As our minds become fat and diabetic, perhaps what we need is a food pyramid for the media we are consuming; a guide that identifies the mental nutritional value of the various forms of media and prescribes some ratio of healthy consumption at each level. The UK and American Food Pyramid were first promoted in the early 1990's, after being adopted from the 1974 Swedish version. For almost 25 years the pyramid served as a guideline and picture for how to structure the healthy consumption of food. Though not a perfect model, it was huge improvement over the misinformation that existed in its absence. For mental media consumption we are currently absent any structured model for healthy consumption, nutritional values, or recommendations to support healthy mental, emotional, and social thinking.

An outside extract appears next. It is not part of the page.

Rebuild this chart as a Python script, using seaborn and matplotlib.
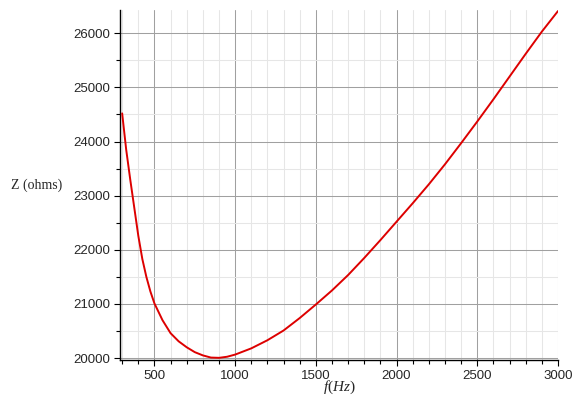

Perhaps it is time to create a Media Food Pyramid. A healthy mental media diet should have a foundation in growth and development. Educational materials which maintain and enhance real knowledge and professional skills should be the basis of our diet for a lifetime. Most people eliminate these from their diets as soon as they graduate from high school or college, as if learning should not continue much past the early 20's. The second layer might consist of curated news and electronic messages. Much is made today of "fake news" which has no valuable constructive purpose, but is dressed up to provide provocative entertainment, often based on inflammatory options. But there remain a number of excellent sources of news and opinion that are managed for quality, objectivity, and fair treatment of all viewpoints. At the third level, once we have consumed the fruits, vegetables, and whole grains of our media diet, we can supplement those with the meat and dairy of social media that we so enjoy. Finally, entertainment should be consumed in smaller quantities, causing us to exercise more care in the selection of these sweet treats, rather than attempting to binge on every sweet new series that is offered on Netflix.
Is this the ideal Media Food Pyramid? Is there a scientific formula for a healthier diet for our brains? Where are the experts who can develop a defensible model? Addressing the growing trend to dine entirely on entertainment and social media is as important as addressing the physical eating habits of a nation. Will we raise a generation of citizens on media sweet treats that create mental obesity or on a healthier balance that stimulates mental and emotional growth and development?